If your day starts with your first waking thoughts of the day about coffee, then you are an addict. If, on the other hand, your last thoughts of the day before falling asleep are about coffee, then you are a coffee lover, and whichever you are, the De’Longhi Dedica EC685 is the affordable espresso machine for you.
De’Longhi has secured the espresso market with an amazing espresso coffee maker that has the automated convenience of a home kitchen espresso machine but leaves room for a barista’s flair, using some tricks and simplicity to escort your ground beans through your espresso routine to an easy yet non-generic cup of coffee. Keep reading the De’Longhi Dedica EC685 review to make sure you’re making the right choice!
First Things First
Like dogs and cars, espresso makers reflect their owners, fitting into their lives to indicate how coffee fits into their day. If – and you know who you are – the hardest part of your day is getting to that first quality cup of espresso, the Dedica gets you there in style.
It produces reliable cups of espresso with minimal complexity and without turning everything over to the robot that lives inside a fully automatic machine. For more on automatic espresso machines, check out this article.
Above all else, this is a dedicated shot machine, and while some may see that as a failing when it comes to lattes and other forms of hot milk wizardry, if that shot of espresso is all that matters, the Dedica delivers.
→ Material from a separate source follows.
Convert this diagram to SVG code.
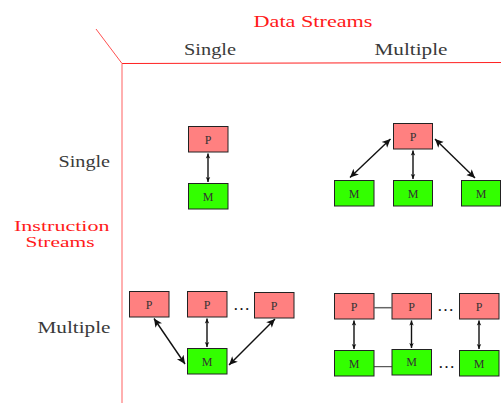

This is the machine for anyone who cares about the beans, the grind, and the puck enough to still want to control the process but doesn’t necessarily want the steampunk gymnastics of a fully manual espresso machine to produce quantities of coffee. There are multiple manual options from De’Longhi and others.
De’Longhi Dedica EC685 Review
The Dedica is a true semi-automatic espresso machine that does nothing except pull shots of espresso and blast steam. It is a solid espresso machine for espresso lovers and excels in its niche for the aficionado who wants reliable, automatic repeatability of the pull, but still wants to stay hands-on with the grind and puck preparation.
Saying this machine is simple to use, easy to program, a no-brainer to maintain, and fits into the tiniest kitchen, yet still turns out excellent espresso sounds too much like a spiel, but in this case, it’s true. The Dedica will get you through those bleary mid-week mornings when you’re too distracted to focus.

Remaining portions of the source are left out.